Bartolomé Flores (1511 – November 11, 1585) is believed to have been the first German to arrive in Chile. He came with the expedition of Pedro de Valdivia at the beginning of the Spanish conquest of Chile.

Biography
Bartholomew, known in Chile as Bartolomé Flores, was born 1506 or 1511 in the Franconian town of Nuremberg. His parents were John and Agatha. His Spanish family name Flores is a translation of his unknown original name in German. Benjamín Vicuña Mackenna (1877) named him hypothetically Blumen, which is a translation of his Spanish name into German, but does not exist as a surname in German. In his Diccionario Biográfico Colonial de Chile (1906) José Toribio Medina named him Blumenthal, a modern German-Jewish name, without mentioning his source. In Nuremberg at that time there were families named Blum, Blümel or Blümlein.

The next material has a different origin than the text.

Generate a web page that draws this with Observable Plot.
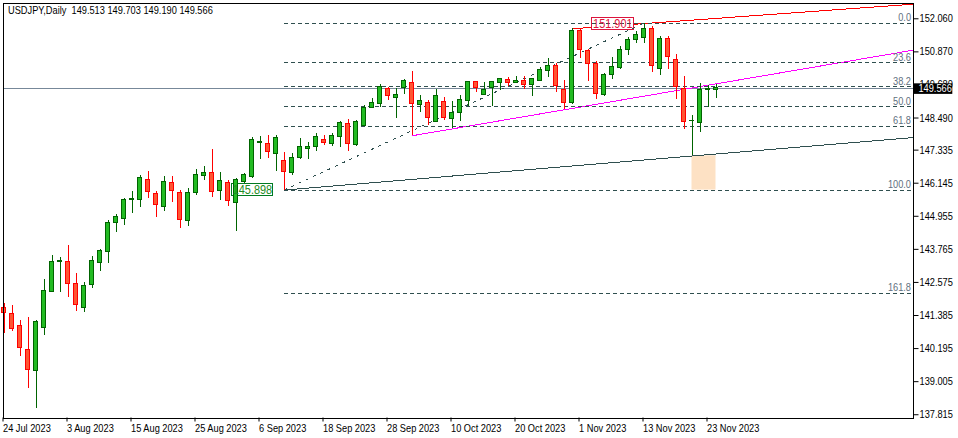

Bartholomew came about 1528 to America and stayed first in La Española, Santo Domingo and Nicaragua, from where he travelled to Peru, to support Francisco Pizarro. There he got to know Pedro de Valdivia.

Bartolomé travelled together with Valdivia's expedition in the beginning of the conquest of Chile. There he participated in the defense of the settlement of Santiago, when it was attacked by local tribes led by chief Michimalonco on 11 September 1541.

In Chile he married Elvira, the only daughter of Tala Canta Ilabe, the Cacique of Talagante. The daughter of Flores and Elvira was baptized with the name of Águeda Flores and is the grandmother of Catalina de los Ríos y Lisperguer, called La Quintrala.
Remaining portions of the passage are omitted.